Yellen: Economy Still Needs Extraordinary Support

USA-ECONOMY

The monetary policies crafted and initiated by the Federal Reserve are intended to help Main Street rather than Wall Street, Fed Chair Janet Yellen told an audience of grassroots community organizers in Chicago on Monday.

In an address that employed a handful of devices reminiscent of a political speech, Yellen made her case for a dovish approach toward raising interest rates.

Yellen singled out the plights of several individuals – who she named and whose situations she described in detail – to illustrate labor markets are healing slowly and  prolonged accommodative policy is needed to ensure labor conditions improve, even as many are calling for higher interest rates to ward off inflation.

“Although we work through financial markets, our goal is to help Main Street, not Wall Street,” Yellen said, in stark populist terms.

Low interest rates, she said, make buying a home more affordable and make it easier for businesses to expand and hire.

“We are trying to lower the costs of buying a car that can carry a worker to a new job and kids to school, and our policies are also spurring the revival of the auto industry. We are trying to help families afford things they need so that greater spending can drive job creation and even more spending, thereby strengthening the recovery,” Yellen said.

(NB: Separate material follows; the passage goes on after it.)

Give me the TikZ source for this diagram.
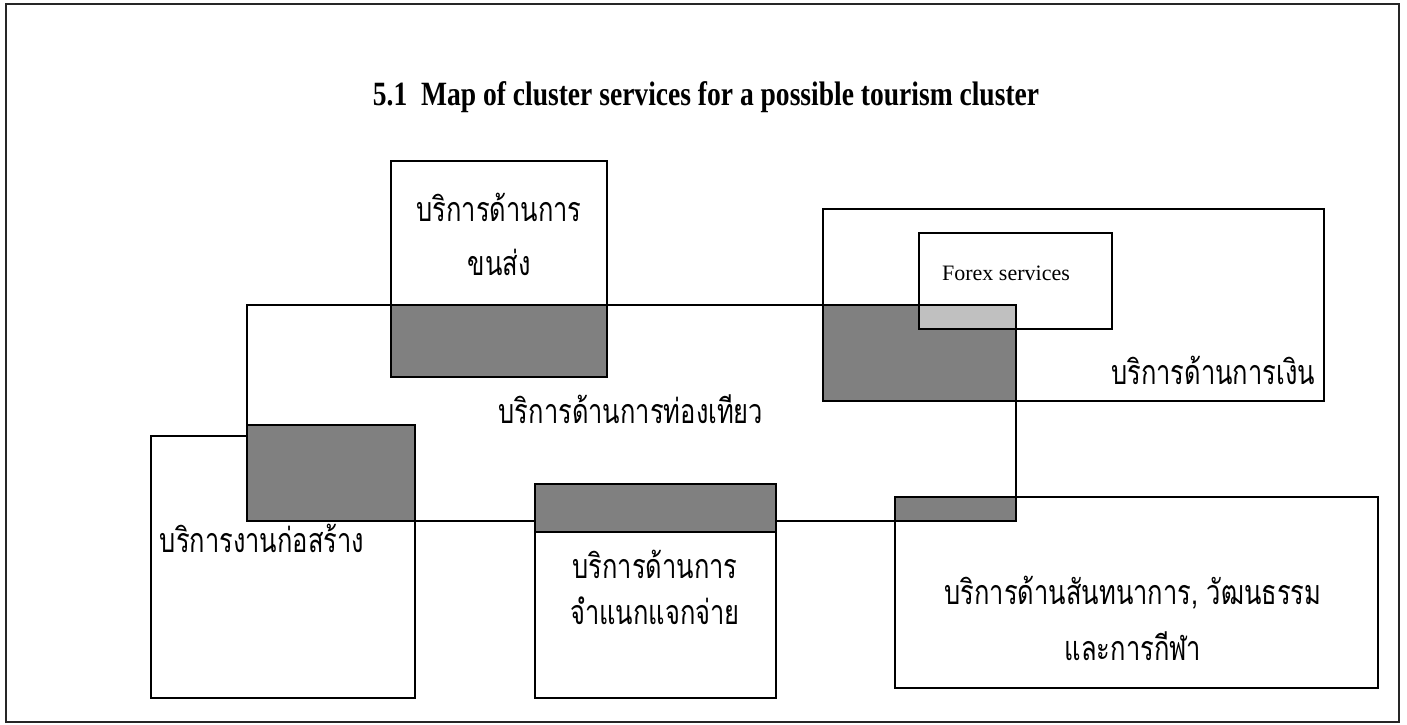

Yellen said she and “most” of her Fed colleagues believe the unemployment rate must fall to between 5.2% and 5.6% before fulfilling the Fed’s mandate of maximum sustainable unemployment. At that point, inflation becomes more of a risk because wages rise as demand for workers sharpens.

Yellen noted inflation is still not a concern because the inflation rate is about half the Fed’s target rate of 2%.

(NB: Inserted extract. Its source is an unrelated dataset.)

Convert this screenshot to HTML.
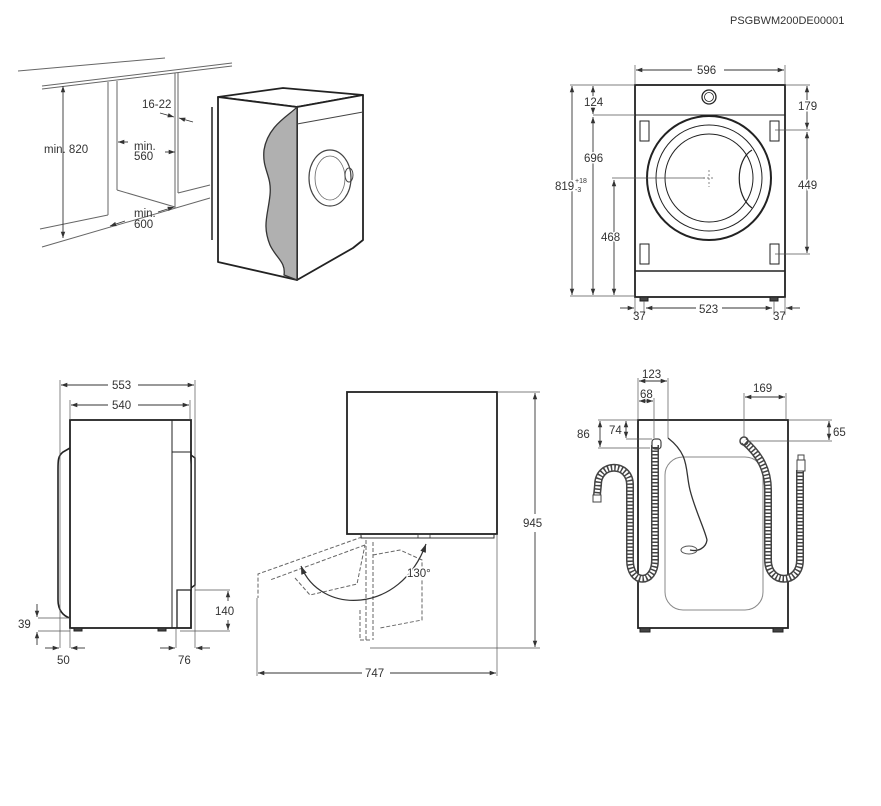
<!DOCTYPE html>
<html><head><meta charset="utf-8"><style>
body{margin:0;background:#fff}
svg{display:block}
text{font-family:"Liberation Sans",sans-serif;font-size:11.5px;fill:#333}
</style></head><body>
<svg width="881" height="806" viewBox="0 0 881 806" xmlns="http://www.w3.org/2000/svg">
<defs>
<marker id="a" viewBox="0 0 10 10" refX="10" refY="5" markerWidth="7" markerHeight="7" orient="auto-start-reverse"><path d="M0,1.5L10,5L0,8.5z" fill="#333"/></marker>
</defs>
<text x="730" y="24" style="font-size:11px">PSGBWM200DE00001</text>

<g stroke="#666" stroke-width="1" fill="none">
<line x1="18" y1="71" x2="165" y2="58"/>
<line x1="42" y1="86" x2="232" y2="63"/>
<line x1="42" y1="89" x2="232" y2="66"/>
<line x1="108" y1="82" x2="108" y2="215"/>
<line x1="117" y1="81" x2="117" y2="190"/>
<line x1="175" y1="73" x2="175" y2="208"/>
<line x1="178" y1="73" x2="178" y2="193"/>
<line x1="117" y1="190" x2="175" y2="207"/>
<line x1="178" y1="193" x2="210" y2="185"/>
<line x1="40" y1="229" x2="108" y2="215"/>
<line x1="42" y1="247" x2="210" y2="198"/>
</g>
<g stroke="#333" stroke-width="0.9" fill="none">
<line x1="63" y1="86" x2="63" y2="238" marker-start="url(#a)" marker-end="url(#a)"/>
<line x1="160" y1="113" x2="174" y2="117" marker-end="url(#a)"/>
<line x1="193" y1="122" x2="179" y2="118" marker-end="url(#a)"/>
<line x1="128" y1="142" x2="118" y2="142" marker-end="url(#a)"/>
<line x1="165" y1="152" x2="175" y2="152" marker-end="url(#a)"/>
<line x1="158" y1="212" x2="174" y2="207" marker-end="url(#a)"/>
<line x1="125" y1="221" x2="110" y2="226" marker-end="url(#a)"/>
</g>
<text x="44" y="153">min. 820</text>
<text x="142" y="108">16-22</text>
<text x="134" y="150">min.</text><text x="134" y="160">560</text>
<text x="134" y="217">min.</text><text x="134" y="228">600</text>

<g stroke="#222" stroke-width="1.8" fill="#fff" stroke-linejoin="round">
<polygon points="218,97 283,88 363,95 297,107"/>
<polygon points="297,107 363,95 363,240 353,248 297,280"/>
<polygon points="218,97 297,107 297,280 218,262"/>
</g>
<line x1="212" y1="107" x2="212" y2="240" stroke="#222" stroke-width="1.5"/>
<path d="M297,107 C290,115 268,125 264,150 C262,170 272,175 270,195 C268,215 262,225 270,245 C276,258 286,262 284,275 L297,280 Z" fill="#b0b0b0" stroke="#333" stroke-width="1.3"/>
<line x1="297" y1="124" x2="363" y2="112" stroke="#444" stroke-width="1"/>
<ellipse cx="330" cy="178" rx="21" ry="28" fill="none" stroke="#444" stroke-width="1.2"/>
<ellipse cx="330" cy="178" rx="15" ry="22" fill="none" stroke="#666" stroke-width="0.8"/>
<ellipse cx="349" cy="175" rx="4" ry="7" fill="none" stroke="#444" stroke-width="1"/>

<g stroke="#222" fill="none">
<rect x="635" y="85" width="150" height="212" stroke-width="1.8"/>
<line x1="635" y1="115" x2="785" y2="115" stroke-width="1"/>
<line x1="635" y1="271" x2="785" y2="271" stroke-width="1.6"/>
<circle cx="709" cy="97" r="7" stroke-width="1.3"/><circle cx="709" cy="97" r="4.5" stroke-width="0.8"/>
<circle cx="709" cy="178" r="62" stroke-width="2"/>
<circle cx="709" cy="178" r="53" stroke-width="1"/>
<circle cx="709" cy="178" r="44" stroke-width="1"/>
<path d="M752,150 C735,160 735,196 752,208" stroke-width="1.2"/>
<rect x="640" y="121" width="9" height="20" stroke-width="1"/>
<rect x="640" y="244" width="9" height="20" stroke-width="1"/>
<rect x="770" y="121" width="9" height="20" stroke-width="1"/>
<rect x="770" y="244" width="9" height="20" stroke-width="1"/>
<rect x="640" y="297" width="8" height="4" fill="#444"/>
<rect x="770" y="297" width="8" height="4" fill="#444"/>
</g>
<g stroke="#555" stroke-width="0.7" fill="none">
<line x1="635" y1="65" x2="635" y2="85"/><line x1="785" y1="65" x2="785" y2="85"/>
<line x1="570" y1="85" x2="635" y2="85"/><line x1="785" y1="85" x2="810" y2="85"/>
<line x1="593" y1="115" x2="635" y2="115"/>
<line x1="612" y1="178" x2="705" y2="178"/>
<line x1="775" y1="130" x2="810" y2="130"/><line x1="775" y1="254" x2="810" y2="254"/>
<line x1="570" y1="296" x2="635" y2="296"/>
<line x1="635" y1="297" x2="635" y2="315"/><line x1="644" y1="301" x2="644" y2="315"/>
<line x1="774" y1="301" x2="774" y2="315"/><line x1="785" y1="297" x2="785" y2="315"/>
<line x1="703" y1="178" x2="715" y2="178" stroke-dasharray="2,2"/><line x1="709" y1="170" x2="709" y2="187" stroke-dasharray="2,2"/>
</g>
<g stroke="#333" stroke-width="0.9" marker-start="url(#a)" marker-end="url(#a)">
<line x1="636" y1="70" x2="692" y2="70" marker-start="url(#a)" marker-end="none"/>
<line x1="724" y1="70" x2="784" y2="70" marker-start="none"/>
<line x1="572" y1="86" x2="572" y2="295"/>
<line x1="593" y1="86" x2="593" y2="114"/>
<line x1="593" y1="117" x2="593" y2="295"/>
<line x1="614" y1="180" x2="614" y2="295"/>
<line x1="807" y1="86" x2="807" y2="129"/>
<line x1="807" y1="132" x2="807" y2="253"/>
<line x1="646" y1="308" x2="696" y2="308" marker-end="none"/>
<line x1="722" y1="308" x2="772" y2="308" marker-start="none"/>
<line x1="620" y1="308" x2="634" y2="308" marker-start="none"/>
<line x1="800" y1="308" x2="786" y2="308" marker-start="none"/>
</g>
<text x="697" y="74">596</text>
<text x="584" y="106" style="paint-order:stroke;stroke:#fff;stroke-width:3px">124</text>
<text x="584" y="162" style="paint-order:stroke;stroke:#fff;stroke-width:3px">696</text>
<text x="555" y="190" style="paint-order:stroke;stroke:#fff;stroke-width:3px">819</text>
<text x="575" y="183" style="font-size:7px;paint-order:stroke;stroke:#fff;stroke-width:2px">+18</text><text x="575" y="192" style="font-size:7px;paint-order:stroke;stroke:#fff;stroke-width:2px">-3</text>
<text x="601" y="241" style="paint-order:stroke;stroke:#fff;stroke-width:3px">468</text>
<text x="798" y="110" style="paint-order:stroke;stroke:#fff;stroke-width:3px">179</text>
<text x="798" y="189" style="paint-order:stroke;stroke:#fff;stroke-width:3px">449</text>
<text x="699" y="313">523</text>
<text x="633" y="320">37</text><text x="773" y="320">37</text>

<g stroke="#222" fill="none">
<rect x="70" y="420" width="121" height="208" stroke-width="1.8"/>
<polyline points="172,420 172,628" stroke-width="1"/>
<line x1="172" y1="452" x2="191" y2="452" stroke-width="1"/>
<path d="M191,452 L191,590 L177,590 L177,628" stroke-width="1.3" fill="#fff"/>
<path d="M191,455 L195,458 L195,585 L191,588" stroke-width="1.5"/>
<path d="M70,448 L63,452 C58,456 58,460 58,470 L58,600 C58,610 63,616 70,618" stroke-width="1.6"/>
<rect x="74" y="628" width="8" height="3" fill="#444"/><rect x="158" y="628" width="8" height="3" fill="#444"/>
</g>
<g stroke="#555" stroke-width="0.7">
<line x1="60" y1="380" x2="60" y2="648"/><line x1="195" y1="380" x2="195" y2="648"/>
<line x1="70" y1="400" x2="70" y2="420"/><line x1="190" y1="400" x2="190" y2="420"/>
<line x1="70" y1="628" x2="70" y2="648"/><line x1="176" y1="628" x2="176" y2="648"/>
<line x1="38" y1="618" x2="70" y2="618"/><line x1="38" y1="631" x2="70" y2="631"/>
<line x1="195" y1="590" x2="230" y2="590"/><line x1="180" y1="631" x2="230" y2="631"/>
</g>
<g stroke="#333" stroke-width="0.9">
<line x1="61" y1="385" x2="108" y2="385" marker-start="url(#a)"/><line x1="138" y1="385" x2="194" y2="385" marker-end="url(#a)"/>
<line x1="71" y1="405" x2="108" y2="405" marker-start="url(#a)"/><line x1="138" y1="405" x2="189" y2="405" marker-end="url(#a)"/>
<line x1="37" y1="604" x2="37" y2="617" marker-end="url(#a)"/><line x1="37" y1="645" x2="37" y2="632" marker-end="url(#a)"/>
<line x1="228" y1="601" x2="228" y2="591" marker-end="url(#a)"/><line x1="228" y1="620" x2="228" y2="630" marker-end="url(#a)"/>
<line x1="45" y1="648" x2="59" y2="648" marker-end="url(#a)"/><line x1="85" y1="648" x2="71" y2="648" marker-end="url(#a)"/>
<line x1="160" y1="648" x2="175" y2="648" marker-end="url(#a)"/><line x1="210" y1="648" x2="196" y2="648" marker-end="url(#a)"/>
</g>
<text x="112" y="389">553</text><text x="112" y="409">540</text>
<text x="18" y="628">39</text><text x="215" y="615">140</text>
<text x="57" y="664">50</text><text x="178" y="664">76</text>

<rect x="347" y="392" width="150" height="142" fill="none" stroke="#222" stroke-width="1.8"/>
<path d="M361,534 L361,538 L494,538 L494,534" fill="none" stroke="#333" stroke-width="1"/>
<rect x="418" y="534" width="12" height="4" fill="none" stroke="#333" stroke-width="0.8"/>
<g stroke="#666" stroke-width="1" fill="none" stroke-dasharray="4,2">
<polyline points="362,537 258,574 258,598"/>
<polyline points="365,545 270,580"/>
<polyline points="295,578 310,595 357,584 365,545" />
<line x1="366" y1="540" x2="366" y2="640"/><line x1="373" y1="542" x2="373" y2="640"/>
<polyline points="373,555 400,550 422,560 422,620 380,628"/>
<polyline points="360,610 360,640 370,640"/>
</g>
<path d="M301,566 C320,615 400,615 426,544" fill="none" stroke="#333" stroke-width="1.2" marker-start="url(#a)" marker-end="url(#a)"/>
<g stroke="#555" stroke-width="0.7">
<line x1="497" y1="392" x2="540" y2="392"/><line x1="370" y1="648" x2="540" y2="648"/>
<line x1="257" y1="598" x2="257" y2="676"/><line x1="497" y1="534" x2="497" y2="676"/>
</g>
<g stroke="#333" stroke-width="0.9">
<line x1="535" y1="393" x2="535" y2="514" marker-start="url(#a)"/><line x1="535" y1="532" x2="535" y2="647" marker-end="url(#a)"/>
<line x1="258" y1="673" x2="362" y2="673" marker-start="url(#a)"/><line x1="390" y1="673" x2="496" y2="673" marker-end="url(#a)"/>
</g>
<text x="407" y="577" style="paint-order:stroke;stroke:#fff;stroke-width:3px">130°</text>
<text x="523" y="527">945</text><text x="365" y="677">747</text>

<g stroke="#222" fill="none">
<rect x="638" y="420" width="150" height="208" stroke-width="1.8"/>
<rect x="665" y="457" width="98" height="153" rx="18" stroke="#888" stroke-width="1"/>
<rect x="640" y="628" width="10" height="4" fill="#444"/><rect x="773" y="628" width="10" height="4" fill="#444"/>
</g>
<g fill="none" stroke-linecap="butt">
<path d="M655,445 L655,560 C655,585 630,585 630,560 L630,485 C630,462 598,462 598,485 L597,495" stroke="#444" stroke-width="8"/>
<path d="M655,445 L655,560 C655,585 630,585 630,560 L630,485 C630,462 598,462 598,485 L597,495" stroke="#fff" stroke-width="5" stroke-dasharray="2,1.5"/>
<path d="M744,441 C760,455 768,470 768,490 L768,560 C768,585 800,585 800,560 L800,470" stroke="#444" stroke-width="8"/>
<path d="M744,441 C760,455 768,470 768,490 L768,560 C768,585 800,585 800,560 L800,470" stroke="#fff" stroke-width="5" stroke-dasharray="2,1.5"/>
<path d="M668,438 C690,455 685,470 690,490 C695,510 705,530 707,540 C706,548 698,552 690,550" stroke="#333" stroke-width="1.3"/>
</g>
<rect x="652" y="439" width="9" height="10" rx="3" fill="none" stroke="#444" stroke-width="1.2"/>
<circle cx="744" cy="441" r="4" fill="none" stroke="#444" stroke-width="1.5"/>
<rect x="593" y="495" width="8" height="7" fill="#fff" stroke="#444"/>
<rect x="797" y="460" width="8" height="11" fill="#fff" stroke="#444"/>
<rect x="798" y="455" width="6" height="5" fill="#fff" stroke="#444"/>
<ellipse cx="689" cy="550" rx="8" ry="4" fill="none" stroke="#555"/>
<g stroke="#555" stroke-width="0.7">
<line x1="638" y1="378" x2="638" y2="420"/><line x1="668" y1="378" x2="668" y2="438"/>
<line x1="654" y1="398" x2="654" y2="438"/>
<line x1="744" y1="393" x2="744" y2="437"/><line x1="786" y1="393" x2="786" y2="420"/>
<line x1="598" y1="420" x2="638" y2="420"/><line x1="788" y1="420" x2="832" y2="420"/>
<line x1="626" y1="439" x2="652" y2="439"/><line x1="748" y1="441" x2="832" y2="441"/>
<line x1="598" y1="448" x2="650" y2="448"/>
</g>
<g stroke="#333" stroke-width="0.9" marker-start="url(#a)" marker-end="url(#a)">
<line x1="639" y1="381" x2="667" y2="381"/>
<line x1="639" y1="401" x2="653" y2="401"/>
<line x1="745" y1="397" x2="785" y2="397"/>
<line x1="600" y1="421" x2="600" y2="447"/>
<line x1="626" y1="421" x2="626" y2="438"/>
<line x1="829" y1="421" x2="829" y2="440"/>
</g>
<text x="642" y="378">123</text><text x="640" y="398">68</text><text x="753" y="392">169</text>
<text x="577" y="438">86</text><text x="609" y="434">74</text><text x="833" y="436">65</text>
</svg>
</body></html>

However, simply by mentioning the 5.2%-5.6% range for maximum sustainable employment, it's certain market analysts will speculate interest rates, which have hovered at near-zero for more than five years, will start to move higher when the unemployment rate falls into that range. It currently stands at 6.7%.

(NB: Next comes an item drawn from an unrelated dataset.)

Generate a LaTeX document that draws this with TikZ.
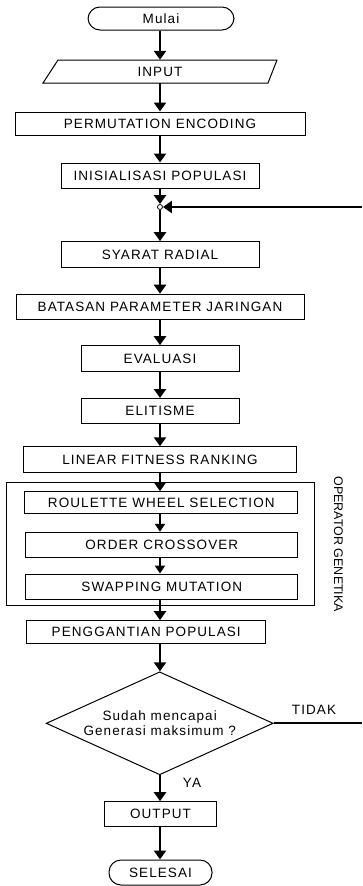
\documentclass[tikz,border=0pt]{standalone}
\usepackage{fontspec}
\setmainfont{Liberation Sans}
\newfontfamily\spaced{Liberation Sans}[LetterSpace=8]
\usetikzlibrary{shapes.geometric,arrows.meta}
\begin{document}
\begin{tikzpicture}[x=1pt,y=1pt,
  box/.style={draw,line width=1pt,rectangle,inner sep=0pt,font=\fontsize{13.5}{16}\spaced},
  term/.style={box,rounded corners=12pt},
  txt/.style={inner sep=0pt,font=\fontsize{13.5}{16}\spaced},
  arr/.style={line width=2.5pt,-{Triangle[width=12pt,length=9pt]}},
  sarr/.style={line width=2.2pt,-{Triangle[width=10pt,length=8pt]}},
  plain/.style={line width=2.2pt}]
\useasboundingbox (0,0) rectangle (362,-886);
\coordinate (axis) at (160,0);
\node[term,minimum width=146pt,minimum height=23pt] (mulai) at (161,-18.5) {Mulai};
\node[txt,minimum width=200pt,minimum height=23pt] (input) at (160,-71.5) {INPUT};
\draw[line width=1pt] (43,-83) -- (268,-83) -- (277,-60) -- (58,-60) -- cycle;
\node[box,minimum width=290pt,minimum height=23pt] (perm) at (160,-123.5) {PERMUTATION ENCODING};
\node[box,minimum width=198pt,minimum height=25pt] (inis) at (160,-175.5) {INISIALISASI POPULASI};
\node[circle,draw,line width=0.8pt,fill=white,inner sep=0pt,minimum size=5pt] (junc) at (160,-207) {};
\node[box,minimum width=198pt,minimum height=26pt] (syarat) at (160,-254.7) {SYARAT RADIAL};
\node[box,minimum width=288pt,minimum height=25pt] (batas) at (160,-306.7) {BATASAN PARAMETER JARINGAN};
\node[box,minimum width=158pt,minimum height=26pt] (eval) at (160,-358.7) {EVALUASI};
\node[box,minimum width=158pt,minimum height=25pt] (elit) at (160,-411) {ELITISME};
\node[box,minimum width=273pt,minimum height=25.5pt] (linear) at (160,-459.5) {LINEAR FITNESS RANKING};
\node[draw,line width=1pt,inner sep=0pt,minimum width=308pt,minimum height=123pt] (group) at (160,-544.2) {};
\node[box,minimum width=272.7pt,minimum height=22.3pt] (roul) at (161.3,-502.8) {ROULETTE WHEEL SELECTION};
\node[box,minimum width=271.7pt,minimum height=25pt] (order) at (161.8,-544.8) {ORDER CROSSOVER};
\node[box,minimum width=271.7pt,minimum height=25.3pt] (swap) at (161.8,-586.7) {SWAPPING MUTATION};
\node[inner sep=0pt,rotate=-90,font=\fontsize{12.5}{14}\selectfont] (opgen) at (338.3,-544.3) {OPERATOR GENETIKA};
\node[box,minimum width=239pt,minimum height=23.3pt] (pengg) at (146.2,-632.3) {PENGGANTIAN POPULASI};
\node[diamond,aspect=2.2,draw,line width=1pt,inner sep=0pt,minimum width=227pt,minimum height=103pt,align=center,font=\fontsize{13.5}{15.7}\spaced] (dec) at (159.7,-723.3) {Sudah mencapai\\Generasi maksimum ?};
\node[txt] (tidak) at (314,-710) {TIDAK};
\node[txt] (ya) at (192,-783) {YA};
\node[box,minimum width=112.4pt,minimum height=25pt] (output) at (160.5,-814.2) {OUTPUT};
\node[term,minimum width=103pt,minimum height=25pt] (selesai) at (160.5,-872.5) {SELESAI};
\coordinate (r1) at (362,-207);
\coordinate (r2) at (362,-723.3);
\draw[arr] (mulai.south -| axis) -- (input.north -| axis);
\draw[arr] (input.south -| axis) -- (perm.north -| axis);
\draw[arr] (perm.south -| axis) -- (inis.north -| axis);
\draw[arr] (inis.south -| axis) -- (junc.north);
\draw[arr] (r1) -- (junc.east);
\draw[arr] (junc.south) -- (syarat.north -| axis);
\draw[arr] (syarat.south -| axis) -- (batas.north -| axis);
\draw[arr] (batas.south -| axis) -- (eval.north -| axis);
\draw[arr] (eval.south -| axis) -- (elit.north -| axis);
\draw[arr] (elit.south -| axis) -- (linear.north -| axis);
\draw[arr] (linear.south -| axis) -- (roul.north -| axis);
\draw[sarr] (roul.south -| axis) -- (order.north -| axis);
\draw[sarr] (order.south -| axis) -- (swap.north -| axis);
\draw[arr] (swap.south -| axis) -- (pengg.north -| axis);
\draw[arr] (pengg.south -| axis) -- (dec.north -| axis);
\draw[plain] (dec.east) -- (r2);
\draw[arr] (dec.south -| axis) -- (output.north -| axis);
\draw[arr] (output.south -| axis) -- (selesai.north -| axis);
\end{tikzpicture}
\end{document}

“The Federal Reserve takes its inflation goal very seriously,” Yellen said. “One reason why I believe it is appropriate for the Federal Reserve to continue to provide substantial help to the labor market, without adding to the risks of inflation, is because of the evidence I see that there remains considerable slack in the economy and the labor market.”

Slack, she explained, is when there are significantly more people looking for work than there are jobs available.

Yellen suggested the primary issues holding back the job market are ‘cyclical,’ in other words there are simply not enough jobs to employ all those who are looking for work. Accommodative monetary policy – low interest rates, for example – can help create conditions conducive to creating jobs, Yellen explained.

Yellen’s remarks come as part of a speech on strengthening communities at the National Interagency Community Reinvestment Conference in Chicago.